Conclusion: A Premium Brand at a Cyclical Crossroads

Tri Pointe Homes faces a fundamental strategic dilemma. The company's premium positioning and self-development model have historically generated superior margins, but these advantages are unraveling in a soft market where volume matters more than price discipline. The decision to sacrifice absorption for average sales price preservation has compressed gross margins, increased SG&A ratios, and reduced operating leverage, undermining the very financial metrics that justify a premium valuation.

The geographic expansion into Utah, Florida, and the Coastal Carolinas represents a rational long-term growth strategy, but the timing could not be worse. Investing hundreds of millions in new markets while the core business faces headwinds creates a cash flow bridge that extends through 2026, with no material earnings contribution expected until 2027. If the housing market recovers by then, Tri Pointe will have secured valuable positions in growth markets.
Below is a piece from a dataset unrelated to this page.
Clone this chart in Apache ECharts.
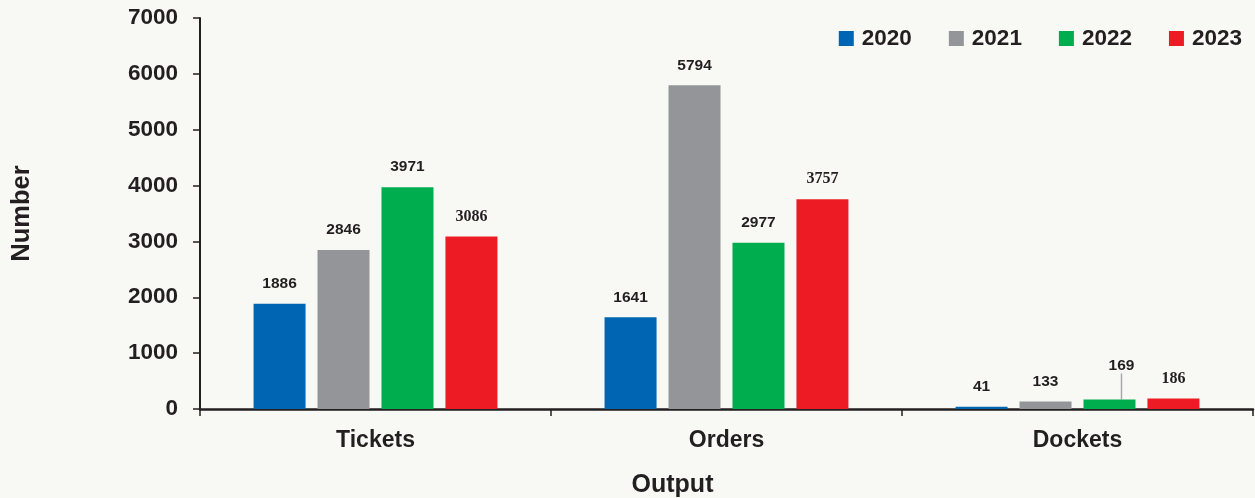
<!DOCTYPE html>
<html>
<head>
<meta charset="utf-8">
<script src="https://cdn.jsdelivr.net/npm/echarts@6/dist/echarts.min.js"></script>
<style>
html,body{margin:0;padding:0;background:#f8f9f5;}
#c{width:1255px;height:498px;}
</style>
</head>
<body>
<div id="c"></div>
<script>
var categories = ['Tickets', 'Orders', 'Dockets'];
var years = ['2020', '2021', '2022', '2023'];
var v2020 = [1886, 1641, 41];
var v2021 = [2846, 5794, 133];
var v2022 = [3971, 2977, 169];
var v2023 = [3086, 3757, 186];
var yTicks = [0, 1000, 2000, 3000, 4000, 5000, 6000, 7000];

var colors = ['#0066b3', '#939598', '#00ad4e', '#ed1c24'];
var values = [v2020, v2021, v2022, v2023];
var sans = '"Liberation Sans", Arial, sans-serif';
var serif = '"Liberation Serif", "Times New Roman", serif';

var series = years.map(function (y, i) {
  var data = values[i].map(function (v, j) {
    var d = { value: v };
    if (i === 2 && j === 2) {
      d.labelLine = { show: true, lineStyle: { color: '#a7a9ac', width: 1.5 } };
    }
    return d;
  });
  var s = {
    name: y,
    type: 'bar',
    data: data,
    barWidth: 52,
    barGap: '23%',
    itemStyle: { color: colors[i] },
    label: {
      show: true,
      position: 'top',
      distance: 12,
      color: '#231f20',
      fontWeight: 'bold',
      fontFamily: i === 3 ? serif : sans,
      fontSize: i === 3 ? 16 : 15.5
    }
  };
  if (i === 2) {
    s.labelLayout = function (p) {
      if (p.dataIndex === 2) return { dx: 12, dy: -14 };
      return {};
    };
  }
  return s;
});

var chart = echarts.init(document.getElementById('c'));
chart.setOption({
  backgroundColor: '#f8f9f5',
  animation: false,
  textStyle: { fontFamily: sans },
  legend: {
    data: years,
    right: 8,
    top: 22,
    itemWidth: 15,
    itemHeight: 15,
    itemGap: 37,
    icon: 'rect',
    textStyle: { fontSize: 22.5, fontWeight: 'bold', color: '#231f20', fontFamily: sans, padding: [0, 0, 0, 3] }
  },
  grid: { left: 200, right: 2, top: 18, bottom: 89, containLabel: false, outerBoundsMode: 'none' },
  xAxis: {
    type: 'category',
    data: categories,
    name: 'Output',
    nameLocation: 'middle',
    nameGap: 64,
    nameTextStyle: { fontSize: 25, fontWeight: 'bold', color: '#231f20', padding: [0, 108, 0, 0] },
    axisLine: { lineStyle: { color: '#231f20', width: 2.5 } },
    axisTick: { show: true, length: 7, lineStyle: { color: '#231f20', width: 1.5 } },
    axisLabel: { fontSize: 23, fontWeight: 'bold', color: '#231f20', margin: 20 }
  },
  yAxis: {
    type: 'value',
    min: 0,
    max: 7000,
    interval: 1000,
    name: 'Number',
    nameLocation: 'middle',
    nameGap: 165,
    nameTextStyle: { fontSize: 25.5, fontWeight: 'bold', color: '#231f20' },
    axisLine: { show: true, lineStyle: { color: '#231f20', width: 2 } },
    axisTick: { show: true, length: 7, lineStyle: { color: '#231f20', width: 1.5 } },
    splitLine: { show: false },
    axisLabel: {
      fontSize: 22.5, fontWeight: 'bold', color: '#231f20', margin: 22,
      formatter: function (v) { return yTicks.indexOf(v) >= 0 ? String(v) : ''; }
    }
  },
  series: series
});
</script>
</body>
</html>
If not, the company will have levered its balance sheet to fund losses in new divisions while the core business continues to deteriorate.

The stock's valuation at 0.9x book value and 10x earnings reflects this uncertainty. While the multiples appear cheap relative to historical norms and peer valuations, they appropriately discount the risk that margin compression persists and expansion investments fail to generate targeted returns. Tri Pointe's strong balance sheet provides downside protection but also represents capital that could be destroyed if management misjudges the cycle.

For investors, the thesis hinges on two variables: the duration of the current housing downturn and the company's ability to execute its expansion without burning excessive cash. If mortgage rates decline and buyer confidence returns by mid-2026, Tri Pointe's premium brand and new market positions could drive significant earnings leverage. If the market remains soft through 2027, the company may be forced to choose between its premium positioning and financial survival—a choice that rarely ends well for shareholders.